Reviews

Dreamcatcher (15) Close-Up Film Review

 

Dreamcatcher-1

Dir. Kim Longinotto, UK/US, 2015, 104 mins

Cast: Brenda Myers Powell

Brenda Myers-Powell is a former prostitute who, following a violent encounter with a customer, decided to change her life and now dedicates her time to helping young women still in the game through her non-profit organisation, Dreamcatcher. Dreamcatcher is a film that follows her exploits as she counsels incarcerated prostitutes at the local prison, at-risk teenage girls at a local high school (which looks more like a prison), and cruises the most dangerous neighbourhood for young women “turning tricks”, where she hands out condoms and safety tips to vulnerable girls (some as young as 14).

She encounters one young woman, carefully listens to her story and soon is helping this downtrodden lady realise that her life can be so much more. It’s inspiring to see someone who can not only help women in these horrifying situations and lifestyles, but is in fact the best possible person to help – having gone through the exact same experiences herself.

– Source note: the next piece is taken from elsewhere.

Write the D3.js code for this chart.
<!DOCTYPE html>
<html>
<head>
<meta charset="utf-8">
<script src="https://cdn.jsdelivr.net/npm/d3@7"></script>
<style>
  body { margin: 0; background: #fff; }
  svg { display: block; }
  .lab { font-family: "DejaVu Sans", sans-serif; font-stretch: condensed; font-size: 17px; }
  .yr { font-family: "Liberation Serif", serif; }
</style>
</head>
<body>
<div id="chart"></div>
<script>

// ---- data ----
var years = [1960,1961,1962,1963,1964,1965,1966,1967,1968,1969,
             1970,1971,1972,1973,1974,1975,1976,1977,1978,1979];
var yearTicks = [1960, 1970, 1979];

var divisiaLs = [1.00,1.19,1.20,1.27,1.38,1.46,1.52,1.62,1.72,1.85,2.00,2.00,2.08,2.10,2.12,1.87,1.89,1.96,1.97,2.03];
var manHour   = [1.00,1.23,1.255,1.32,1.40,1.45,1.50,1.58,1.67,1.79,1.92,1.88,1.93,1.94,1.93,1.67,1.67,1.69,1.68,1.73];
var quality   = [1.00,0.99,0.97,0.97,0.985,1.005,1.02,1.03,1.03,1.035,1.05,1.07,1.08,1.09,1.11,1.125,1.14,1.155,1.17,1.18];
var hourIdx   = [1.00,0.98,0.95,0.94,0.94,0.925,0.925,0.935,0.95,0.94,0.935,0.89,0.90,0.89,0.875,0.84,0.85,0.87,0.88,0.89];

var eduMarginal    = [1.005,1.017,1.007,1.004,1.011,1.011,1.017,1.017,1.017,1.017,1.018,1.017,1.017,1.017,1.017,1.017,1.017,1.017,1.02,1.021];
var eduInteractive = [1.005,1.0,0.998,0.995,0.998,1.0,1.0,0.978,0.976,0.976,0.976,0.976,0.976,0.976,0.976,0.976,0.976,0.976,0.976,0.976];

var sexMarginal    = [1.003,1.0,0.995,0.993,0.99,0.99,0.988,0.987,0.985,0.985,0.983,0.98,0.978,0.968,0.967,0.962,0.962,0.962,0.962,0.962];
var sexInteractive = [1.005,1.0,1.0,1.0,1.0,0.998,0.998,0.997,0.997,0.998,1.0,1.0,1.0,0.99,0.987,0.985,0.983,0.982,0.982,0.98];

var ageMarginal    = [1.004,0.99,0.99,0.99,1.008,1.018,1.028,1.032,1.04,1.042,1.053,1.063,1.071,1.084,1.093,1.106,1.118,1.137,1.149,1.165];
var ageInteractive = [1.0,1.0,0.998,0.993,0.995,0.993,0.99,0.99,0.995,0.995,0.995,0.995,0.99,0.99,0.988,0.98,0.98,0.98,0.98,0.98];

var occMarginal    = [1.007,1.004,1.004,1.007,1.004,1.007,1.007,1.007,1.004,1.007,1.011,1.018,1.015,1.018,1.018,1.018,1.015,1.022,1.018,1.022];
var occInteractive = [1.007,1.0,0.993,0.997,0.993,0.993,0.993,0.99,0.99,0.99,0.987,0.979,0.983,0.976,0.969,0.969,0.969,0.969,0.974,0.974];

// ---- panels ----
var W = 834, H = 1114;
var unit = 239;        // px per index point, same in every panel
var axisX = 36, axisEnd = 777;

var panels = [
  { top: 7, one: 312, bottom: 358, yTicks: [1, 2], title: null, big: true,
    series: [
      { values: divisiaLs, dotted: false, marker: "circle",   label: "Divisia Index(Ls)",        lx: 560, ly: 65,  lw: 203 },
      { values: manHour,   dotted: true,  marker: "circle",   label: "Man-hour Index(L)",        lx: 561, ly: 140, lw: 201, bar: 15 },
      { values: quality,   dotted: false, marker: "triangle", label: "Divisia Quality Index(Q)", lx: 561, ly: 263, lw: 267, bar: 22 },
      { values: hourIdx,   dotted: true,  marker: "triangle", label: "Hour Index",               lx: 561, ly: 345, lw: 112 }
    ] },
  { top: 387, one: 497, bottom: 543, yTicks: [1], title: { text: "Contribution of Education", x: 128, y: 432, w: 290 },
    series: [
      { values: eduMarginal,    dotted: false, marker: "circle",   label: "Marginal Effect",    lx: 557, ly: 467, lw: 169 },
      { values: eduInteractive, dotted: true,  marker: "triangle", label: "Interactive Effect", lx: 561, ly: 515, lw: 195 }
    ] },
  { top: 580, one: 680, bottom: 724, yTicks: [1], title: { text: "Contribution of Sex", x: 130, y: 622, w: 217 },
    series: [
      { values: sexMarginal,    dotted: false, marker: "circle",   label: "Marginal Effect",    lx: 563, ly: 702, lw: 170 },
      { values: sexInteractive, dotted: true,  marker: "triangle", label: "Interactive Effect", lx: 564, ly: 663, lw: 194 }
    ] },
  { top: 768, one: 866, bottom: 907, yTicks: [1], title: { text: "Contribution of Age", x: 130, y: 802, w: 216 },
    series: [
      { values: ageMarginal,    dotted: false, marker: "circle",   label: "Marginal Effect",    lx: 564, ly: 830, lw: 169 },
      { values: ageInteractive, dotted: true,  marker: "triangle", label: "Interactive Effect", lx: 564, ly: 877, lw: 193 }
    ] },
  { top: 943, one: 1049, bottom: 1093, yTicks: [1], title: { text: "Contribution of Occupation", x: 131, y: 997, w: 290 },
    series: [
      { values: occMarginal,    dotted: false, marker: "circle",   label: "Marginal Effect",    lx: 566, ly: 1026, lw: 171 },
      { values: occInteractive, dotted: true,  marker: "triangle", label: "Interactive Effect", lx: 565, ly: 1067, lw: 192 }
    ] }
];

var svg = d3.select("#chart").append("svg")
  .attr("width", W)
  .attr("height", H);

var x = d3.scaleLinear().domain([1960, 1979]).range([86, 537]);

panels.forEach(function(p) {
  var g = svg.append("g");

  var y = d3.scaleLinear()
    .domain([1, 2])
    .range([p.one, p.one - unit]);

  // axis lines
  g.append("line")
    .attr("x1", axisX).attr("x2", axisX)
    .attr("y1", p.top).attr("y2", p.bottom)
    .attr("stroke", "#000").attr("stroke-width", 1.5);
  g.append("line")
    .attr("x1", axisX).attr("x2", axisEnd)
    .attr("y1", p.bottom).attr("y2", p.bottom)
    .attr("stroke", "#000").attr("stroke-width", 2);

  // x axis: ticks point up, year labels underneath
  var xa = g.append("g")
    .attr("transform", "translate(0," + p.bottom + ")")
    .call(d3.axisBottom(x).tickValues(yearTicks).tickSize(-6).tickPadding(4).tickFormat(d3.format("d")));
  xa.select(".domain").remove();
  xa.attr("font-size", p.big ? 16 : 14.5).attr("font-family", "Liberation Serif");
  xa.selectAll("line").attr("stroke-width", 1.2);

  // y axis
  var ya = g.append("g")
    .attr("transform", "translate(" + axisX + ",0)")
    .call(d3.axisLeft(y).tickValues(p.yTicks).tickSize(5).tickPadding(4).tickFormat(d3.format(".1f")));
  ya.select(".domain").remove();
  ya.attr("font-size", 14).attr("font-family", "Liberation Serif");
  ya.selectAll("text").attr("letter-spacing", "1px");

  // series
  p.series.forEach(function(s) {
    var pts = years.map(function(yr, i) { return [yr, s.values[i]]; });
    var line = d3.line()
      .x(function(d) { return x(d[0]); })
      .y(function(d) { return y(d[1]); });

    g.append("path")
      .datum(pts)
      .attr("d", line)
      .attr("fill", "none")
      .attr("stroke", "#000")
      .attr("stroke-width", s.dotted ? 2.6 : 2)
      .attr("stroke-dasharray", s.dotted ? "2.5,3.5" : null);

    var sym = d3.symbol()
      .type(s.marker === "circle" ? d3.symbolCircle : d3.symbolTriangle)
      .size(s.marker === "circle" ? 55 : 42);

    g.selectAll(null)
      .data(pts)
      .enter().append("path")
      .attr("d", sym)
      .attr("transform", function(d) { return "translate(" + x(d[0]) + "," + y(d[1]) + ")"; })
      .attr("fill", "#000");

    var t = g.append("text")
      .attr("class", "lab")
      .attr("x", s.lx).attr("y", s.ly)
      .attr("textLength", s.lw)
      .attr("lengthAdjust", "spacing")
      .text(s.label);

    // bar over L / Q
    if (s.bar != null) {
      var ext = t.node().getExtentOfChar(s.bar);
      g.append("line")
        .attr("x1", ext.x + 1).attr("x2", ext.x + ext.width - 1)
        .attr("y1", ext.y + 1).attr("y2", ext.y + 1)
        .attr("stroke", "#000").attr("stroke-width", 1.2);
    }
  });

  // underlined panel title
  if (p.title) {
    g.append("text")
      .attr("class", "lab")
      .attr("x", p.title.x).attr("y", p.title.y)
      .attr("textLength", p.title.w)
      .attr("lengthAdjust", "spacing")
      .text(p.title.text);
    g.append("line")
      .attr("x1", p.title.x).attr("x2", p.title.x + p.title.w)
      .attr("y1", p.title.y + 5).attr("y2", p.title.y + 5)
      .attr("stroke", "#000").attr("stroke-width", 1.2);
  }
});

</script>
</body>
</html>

When the film introduces us to at-risk women on the street, you can see their defences lower as soon as Brenda reveals herself and her own past; it’s an interesting snapshot of the comradeship that blossoms between these people, all caught up in the same vicious cycles – with Brenda rightfully preaching an alternative that will not come easy but is worth the hard work.

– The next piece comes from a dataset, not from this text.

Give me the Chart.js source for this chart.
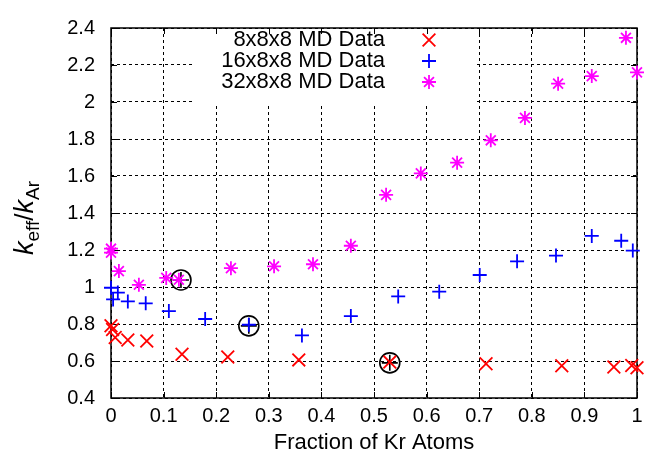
<!DOCTYPE html>
<html>
<head>
<meta charset="utf-8">
<script src="https://cdn.jsdelivr.net/npm/chart.js@4/dist/chart.umd.min.js"></script>
<style>
  html, body { margin: 0; padding: 0; background: #fff; }
  #wrap { width: 649px; height: 460px; }
</style>
</head>
<body>
<div id="wrap"><canvas id="plot" width="649" height="460"></canvas></div>
<script>
// values
var x8 = [0, 0.003, 0.008, 0.032, 0.068, 0.135, 0.222, 0.357, 0.53, 0.713, 0.857, 0.956, 0.99, 1.0];
var y8 = [0.79, 0.77, 0.727, 0.714, 0.708, 0.637, 0.622, 0.606, 0.594, 0.585, 0.574, 0.568, 0.576, 0.564];

var x16 = [0, 0.013, 0.004, 0.032, 0.066, 0.11, 0.179, 0.262, 0.363, 0.456, 0.546, 0.624, 0.701, 0.772, 0.846, 0.914, 0.97, 0.992];
var y16 = [0.996, 0.97, 0.933, 0.922, 0.912, 0.87, 0.827, 0.796, 0.738, 0.843, 0.949, 0.975, 1.065, 1.139, 1.17, 1.276, 1.25, 1.197];

var x32 = [0, 0, 0.015, 0.053, 0.105, 0.129, 0.228, 0.31, 0.384, 0.456, 0.523, 0.589, 0.658, 0.722, 0.787, 0.85, 0.914, 0.979, 1.0];
var y32 = [1.207, 1.186, 1.086, 1.012, 1.049, 1.039, 1.102, 1.112, 1.123, 1.223, 1.498, 1.614, 1.672, 1.793, 1.914, 2.099, 2.14, 2.347, 2.16];

// circled points
var xMark = [0.133, 0.262, 0.530];
var yMark = [1.038, 0.79, 0.59];

var seriesNames = ["8x8x8 MD Data", "16x8x8 MD Data", "32x8x8 MD Data"];
var seriesColors = ["#ff0000", "#0000ff", "#ff00ff"];
var seriesStyles = ["crossRot", "cross", "star"];
var sizes = [9, 7, 7];

var FONT = "'Liberation Sans', Arial, Helvetica, sans-serif";

function pts(xs, ys) {
    var out = [];
    for (var i = 0; i < xs.length; i++) out.push({x: xs[i], y: ys[i]});
    return out;
}

function fmt(v) {
    return String(parseFloat(Number(v).toFixed(1)));
}

var datasets = [];
for (var i = 0; i < 3; i++) {
    datasets.push({
        label: seriesNames[i],
        data: pts([x8, x16, x32][i], [y8, y16, y32][i]),
        pointStyle: seriesStyles[i],
        pointRadius: sizes[i],
        pointBorderWidth: 1.8,
        borderColor: seriesColors[i],
        backgroundColor: seriesColors[i],
        showLine: false,
        clip: false
    });
}
datasets.push({
    label: "plus",
    data: pts(xMark, yMark),
    pointStyle: "cross",
    pointRadius: 8,
    pointBorderWidth: 1.6,
    borderColor: "#000",
    backgroundColor: "#000",
    showLine: false,
    clip: false
});
datasets.push({
    label: "circle",
    data: pts(xMark, yMark),
    pointStyle: "circle",
    pointRadius: 10,
    pointBorderWidth: 1.6,
    borderColor: "#000",
    backgroundColor: "rgba(0,0,0,0)",
    showLine: false,
    clip: false
});

var framePlugin = {
    id: "frame",
    beforeDatasetsDraw: function (chart) {
        var ctx = chart.ctx;
        var a = chart.chartArea;
        var xs = chart.scales.x, ys = chart.scales.y;
        ctx.save();
        // legend box hides the grid
        ctx.fillStyle = "#fff";
        ctx.fillRect(193, a.top + 1, 281, 74);
        // inward ticks on all sides
        ctx.strokeStyle = "#000";
        ctx.lineWidth = 1;
        ctx.beginPath();
        xs.ticks.forEach(function (t) {
            var px = Math.round(xs.getPixelForValue(t.value)) + 0.5;
            ctx.moveTo(px, a.bottom); ctx.lineTo(px, a.bottom - 6);
            ctx.moveTo(px, a.top); ctx.lineTo(px, a.top + 6);
        });
        ys.ticks.forEach(function (t) {
            var py = Math.round(ys.getPixelForValue(t.value)) + 0.5;
            ctx.moveTo(a.left, py); ctx.lineTo(a.left + 6, py);
            ctx.moveTo(a.right, py); ctx.lineTo(a.right - 6, py);
        });
        ctx.stroke();
        // frame
        ctx.lineWidth = 1.5;
        ctx.strokeRect(a.left, a.top, a.right - a.left, a.bottom - a.top);
        // legend
        ctx.font = "22px " + FONT;
        ctx.textAlign = "right";
        ctx.textBaseline = "middle";
        ctx.fillStyle = "#000";
        for (var i = 0; i < 3; i++) {
            var ly = 40 + i * 21;
            ctx.fillText(seriesNames[i], 385, ly);
            ctx.strokeStyle = seriesColors[i];
            ctx.fillStyle = seriesColors[i];
            ctx.lineWidth = 1.8;
            Chart.helpers.drawPoint(ctx, {pointStyle: seriesStyles[i], radius: sizes[i], borderWidth: 1.8, rotation: 0}, 429, ly);
            ctx.fillStyle = "#000";
        }
        // y axis title: k_eff / k_Ar
        ctx.translate(25, 218);
        ctx.rotate(-Math.PI / 2);
        ctx.textAlign = "left";
        ctx.textBaseline = "alphabetic";
        var parts = [
            {t: "k", f: "italic 27px " + FONT, dy: 0},
            {t: "eff", f: "19px " + FONT, dy: 6},
            {t: "/", f: "26px " + FONT, dy: 0},
            {t: "k", f: "italic 27px " + FONT, dy: 0},
            {t: "Ar", f: "19px " + FONT, dy: 6}
        ];
        var total = 0;
        parts.forEach(function (p) { ctx.font = p.f; p.w = ctx.measureText(p.t).width; total += p.w; });
        var cx = -total / 2;
        parts.forEach(function (p) {
            ctx.font = p.f;
            ctx.fillText(p.t, cx, 8 + p.dy);
            cx += p.w;
        });
        ctx.restore();
    }
};

new Chart(document.getElementById("plot"), {
    type: "scatter",
    data: { datasets: datasets },
    plugins: [framePlugin],
    options: {
        responsive: false,
        animation: false,
        devicePixelRatio: 1,
        layout: { padding: { top: 19, right: 12, left: 0, bottom: 0 } },
        plugins: { legend: { display: false }, tooltip: { enabled: false } },
        scales: {
            x: {
                type: "linear",
                min: 0, max: 1,
                afterFit: function (s) { s.height = 62; },
                ticks: { stepSize: 0.1, padding: 6, color: "#000", font: { family: FONT, size: 20 }, callback: fmt, maxRotation: 0, autoSkip: false },
                grid: { color: "#000", lineWidth: 1, drawTicks: false, borderDash: [3, 3] },
                border: { display: false, dash: [3, 3] },
                title: { display: true, text: "Fraction of Kr Atoms", color: "#000", font: { family: FONT, size: 22 }, padding: { top: 0, bottom: 4 } }
            },
            y: {
                type: "linear",
                min: 0.4, max: 2.4,
                afterFit: function (s) { s.width = 111; },
                ticks: { stepSize: 0.2, padding: 16, color: "#000", font: { family: FONT, size: 20 }, callback: fmt, autoSkip: false },
                grid: { color: "#000", lineWidth: 1, drawTicks: false, borderDash: [3, 3] },
                border: { display: false, dash: [3, 3] }
            }
        }
    }
});
</script>
</body>
</html>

Dreamcatcher is full of fascinating snapshots of life for victims of human trafficking in the Chicagoland area; from the young ward Brenda has taken it upon herself to help, a victim of grooming from a young age, with no support or sympathy from her mother, who with Brenda’s help got off the street-walking scene at the age of 15, to a pimp that Brenda used to know, now reformed and helping Brenda to educate the youth of today as to the dangers and horrors of the life of a sex worker.

The recurring theme that comes up through the film is the sense that each of these people, after years of abuse emotional or otherwise, become trapped in their ways, self-blaming and becoming their own worst enemies; you can’t save someone who feels they don’t deserve to be  saved.

Brenda Myers-Powell’s struggle to prove these people wrong is an absorbing watch; the distressing scenes and stories you lay witness to may hollow you out, but by the end, a spark of hope will be re-lit somewhere within you.